CCSS.ELA-Literacy.RL.9-10.4 Determine the meaning of words and phrases as they are used in the text, including figurative and connotative meanings; analyze the cumulative impact of specific word choices on meaning and tone (e.g., how the language evokes a sense of time and place; how it sets a formal or informal tone).

These standards seem fairly unhelpful. They are essentially the same as standards from earlier grades (1).  That would be fine in itself; as I've written, English class is a matter of practicing the same skills over and over.  The problem is that these standards don't tell us anything we don't already know.  We know that every English student in the world will be required to "determine the meaning of words and phrases as they are used in the text." This is quite a low-level goal. 

In the end, I don't think putting a "learning target" up on the board is a particularly bad idea.  I don't think it's necessary, but in the hands of a decent teacher it won't necessarily hurt.  The danger with the practice is that it may lead to reductive, simplistic, boring teaching, in which kids are taught a lesson completely focusing on the simple structure of Hemingway's sentences.  On the other hand, the danger with the opposite approach, the let's-just-read--and-talk-about-it approach, is that it may lead to a class that is way too loose.  Either way is dangerous, but it seems unlikely that telling kids specifically what they are going to learn in every lesson is going to lead to more learning overall.  Learning in English class is, as the Common Core standards admit both implicitly and (sometimes) explicitly, cumulative and long-term.  To pretend that students are going to be noticeably better at "determining the meaning of words and phrases as they are used in the text" after a day-long lesson, or even after a month-long unit, is silly.  Determining the meaning of words and phrases is a life-long task--and it is one at which the learning curve becomes flatter and flatter.  I am probably better in some ways at this now than I was when I was twenty-five; but I'm not sure anyone would notice the improvement.  Does this mean that reading a new author (as when I discovered Edward St. Aubyn last year) is useless?  No, of course not.  But it would be silly to set targets for that learning ("I will be able to describe Patrick Melrose's family dysfunction...").

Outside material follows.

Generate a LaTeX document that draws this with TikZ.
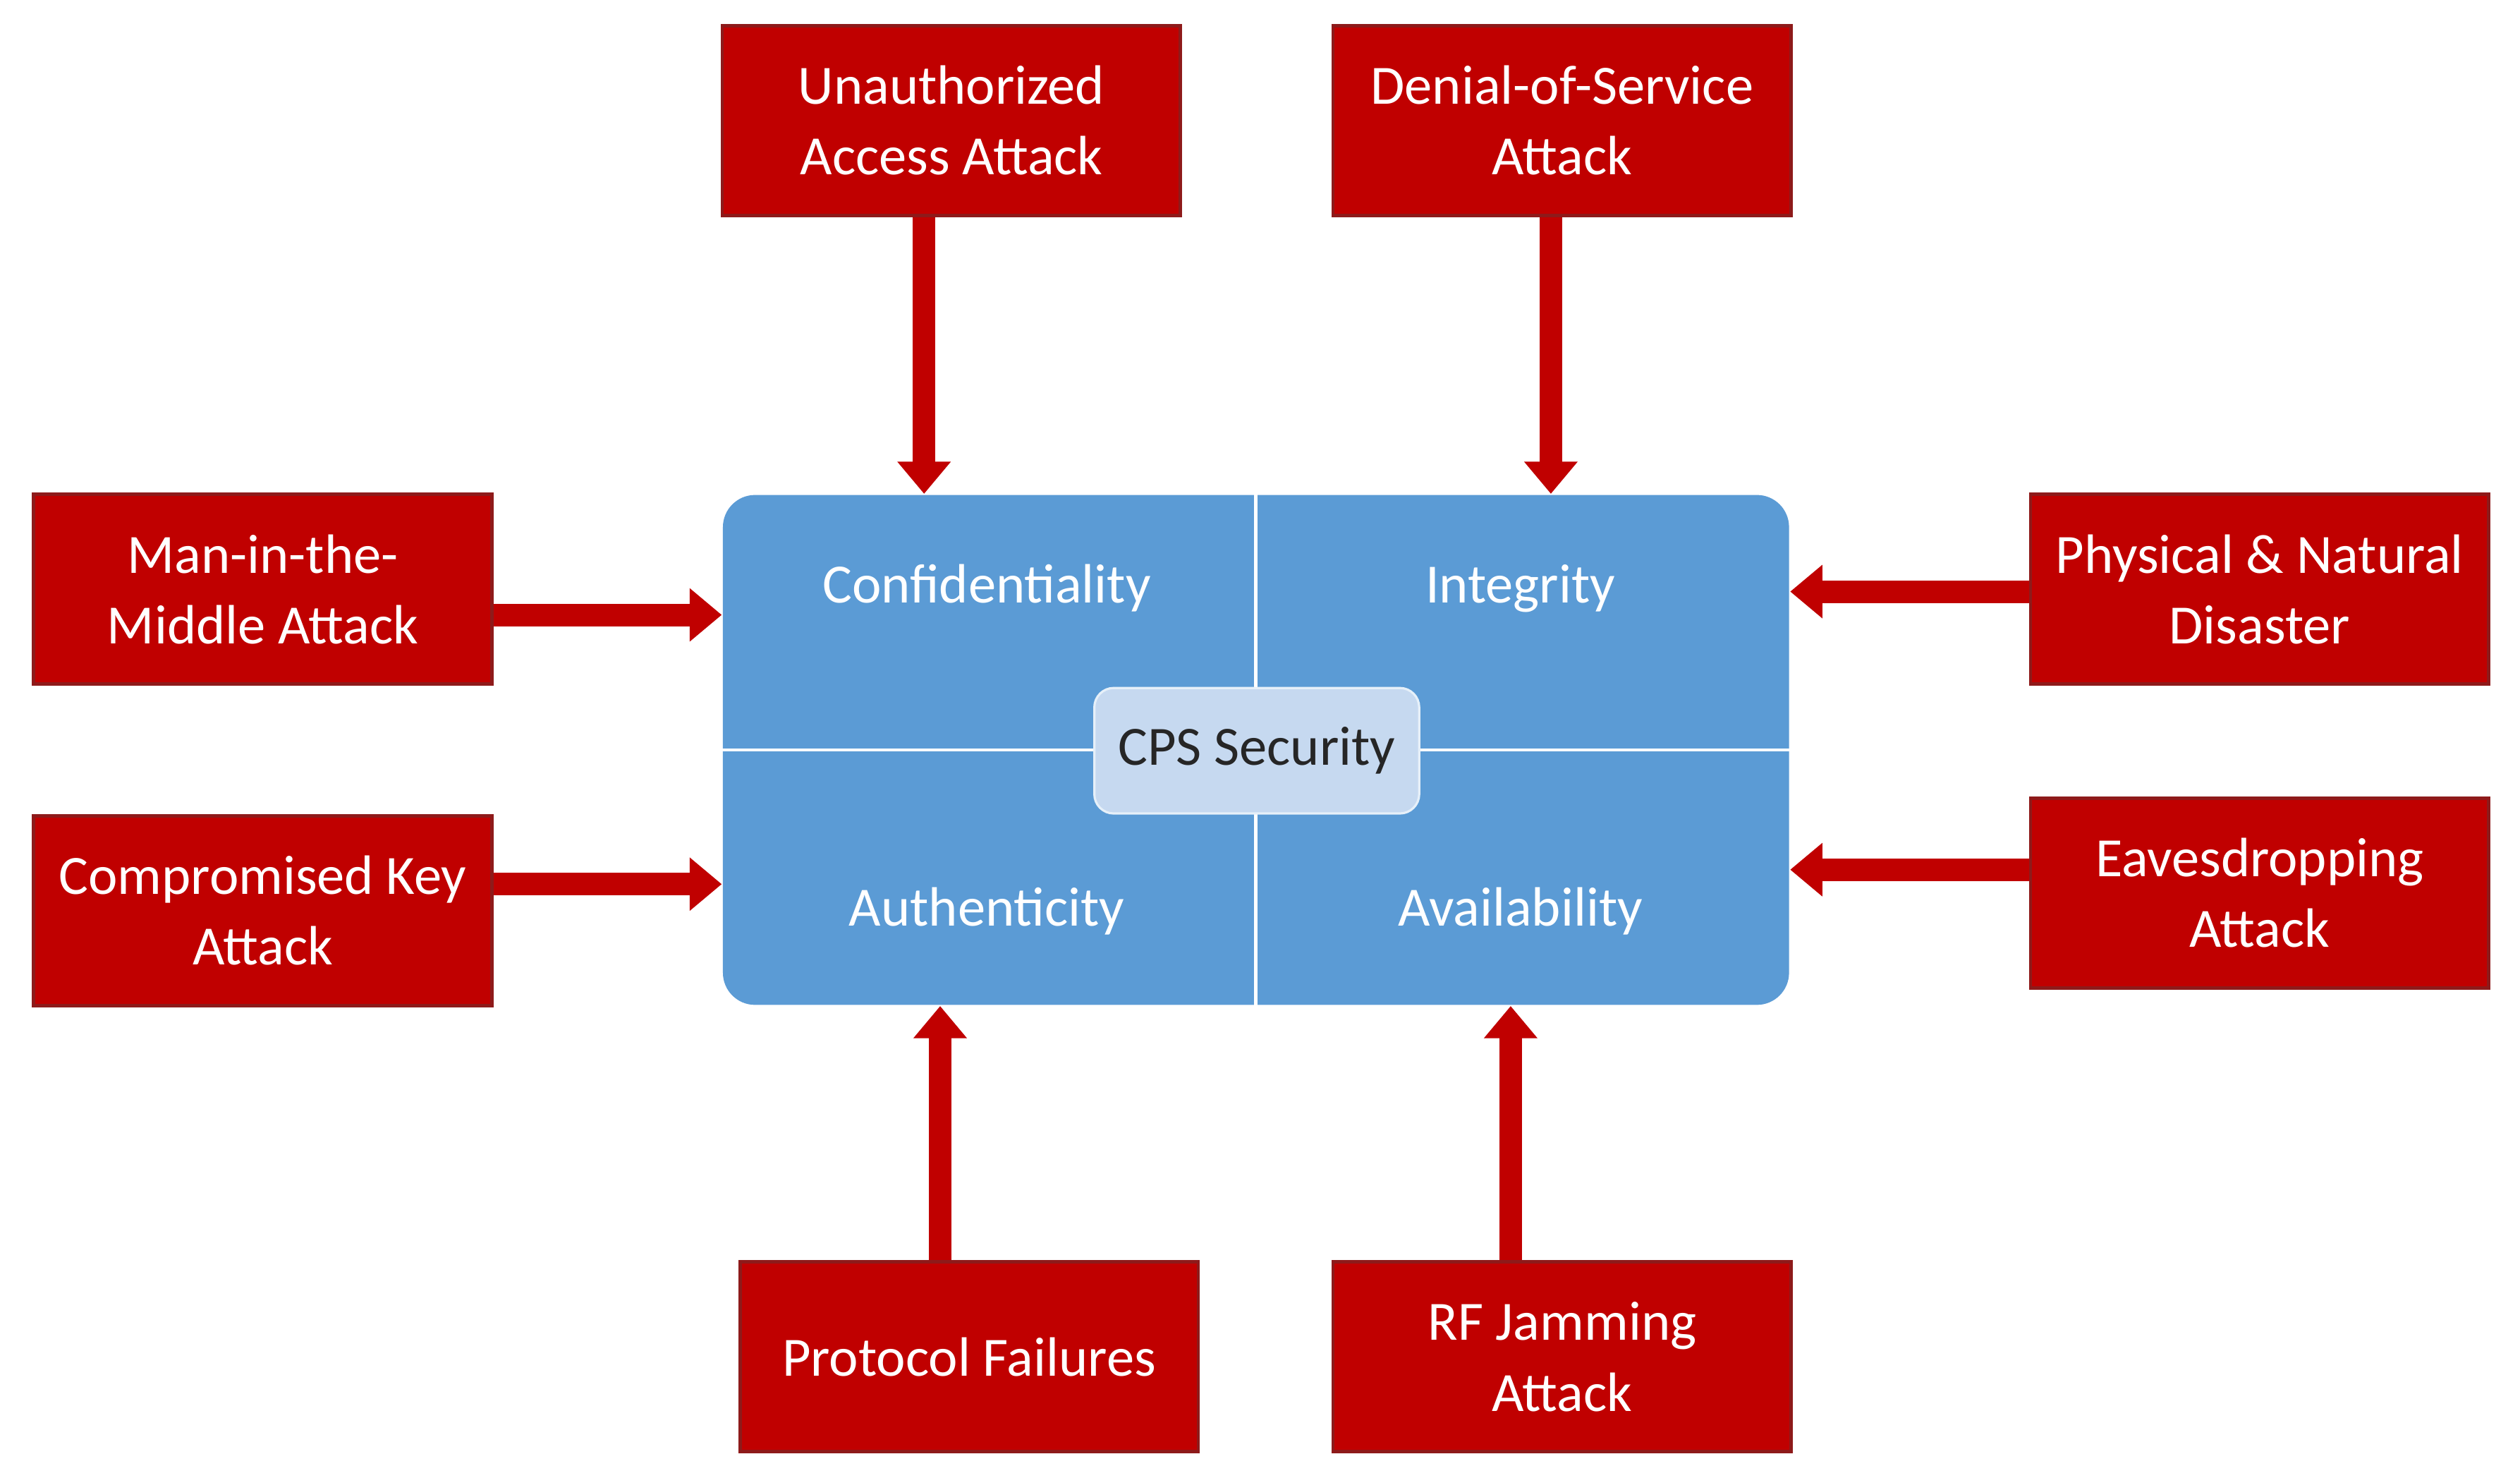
\documentclass[tikz,border=0pt]{standalone}
\usepackage{fontspec}
\setmainfont{Carlito}
\usetikzlibrary{arrows.meta}
\definecolor{atk}{HTML}{C00000}
\definecolor{atkb}{HTML}{8E1A1A}
\definecolor{blu}{HTML}{5B9BD5}
\definecolor{cps}{HTML}{C6D9F0}
\tikzset{
 atkbox/.style={draw=atkb,line width=0.6pt,fill=atk,text=white,align=center,minimum width=2.85cm,minimum height=1.18cm,font=\fontsize{9.8}{12.5}\selectfont},
 arr/.style={draw=atk,line width=0.14cm,-{Triangle[width=0.32cm,length=0.2cm]}},
 lbl/.style={text=white,font=\fontsize{9.8}{12.5}\selectfont}
}
\begin{document}
\begin{tikzpicture}[x=0.01cm,y=-0.01cm]
\useasboundingbox[fill=white] (0,0) rectangle (1568,919);
\node[draw=none,fill=blu,rounded corners=0.2cm,minimum width=6.63cm,minimum height=3.17cm] (cia) at (781.5,466.5) {};
\draw[white,line width=0.6pt] (cia.north) -- (cia.south) (cia.west) -- (cia.east);
\node[draw=white!85!blu,fill=cps,rounded corners=0.12cm,minimum width=2.02cm,minimum height=0.78cm,font=\fontsize{9.8}{12.5}\selectfont,text=black!85] (cps) at (782,467) {CPS Security};
\node[lbl] (c1) at (614,366) {Confidentiality};
\node[lbl] (c2) at (946,366) {Integrity};
\node[lbl] (c3) at (614,567) {Authenticity};
\node[lbl] (c4) at (946,567) {Availability};
\node[atkbox] (ua) at (592,75) {Unauthorized\\Access Attack};
\node[atkbox] (dos) at (972,75) {Denial-of-Service\\Attack};
\node[atkbox] (mitm) at (163.5,366.5) {Man-in-the-\\Middle Attack};
\node[atkbox] (ck) at (163.5,566.5) {Compromised Key\\Attack};
\node[atkbox] (pn) at (1406,366.5) {Physical \& Natural\\Disaster};
\node[atkbox] (ev) at (1406,555.5) {Eavesdropping\\Attack};
\node[atkbox] (pf) at (603,844) {Protocol Failures};
\node[atkbox] (rf) at (972,844) {RF Jamming\\Attack};
\draw[arr] ([xshift=-0.17cm]ua.south) -- ([xshift=-0.17cm]ua.south |- cia.north);
\draw[arr] ([xshift=-0.07cm]dos.south) -- ([xshift=-0.07cm]dos.south |- cia.north);
\draw[arr] ([yshift=-0.16cm]mitm.east) -- ([yshift=-0.16cm]mitm.east -| cia.west);
\draw[arr] ([yshift=0.165cm]ck.east) -- ([yshift=0.165cm]ck.east -| cia.west);
\draw[arr] ([yshift=-0.015cm]pn.west) -- ([yshift=-0.015cm]pn.west -| cia.east);
\draw[arr] ([yshift=0.145cm]ev.west) -- ([yshift=0.145cm]ev.west -| cia.east);
\draw[arr] ([xshift=-0.18cm]pf.north) -- ([xshift=-0.18cm]pf.north |- cia.south);
\draw[arr] ([xshift=-0.32cm]rf.north) -- ([xshift=-0.32cm]rf.north |- cia.south);
\end{tikzpicture}
\end{document}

That may mean that more advanced students will be the more dismissive of "visible learning"; perhaps, but I think it's not necessarily great for any students, and I'll talk more about that in a post on the empirical critique of Hattie's work later this week.

********************************************************************************
Footnote:
(1)
The fourth grade standards include the following:


CCSS.ELA-Literacy.RL.4.2 Determine a theme of a story, drama, or poem from details in the text; summarize the text.

CCSS.ELA-Literacy.RL.4.4 Determine the meaning of words and phrases as they are used in a text, including those that allude to significant characters found in mythology (e.g., Herculean).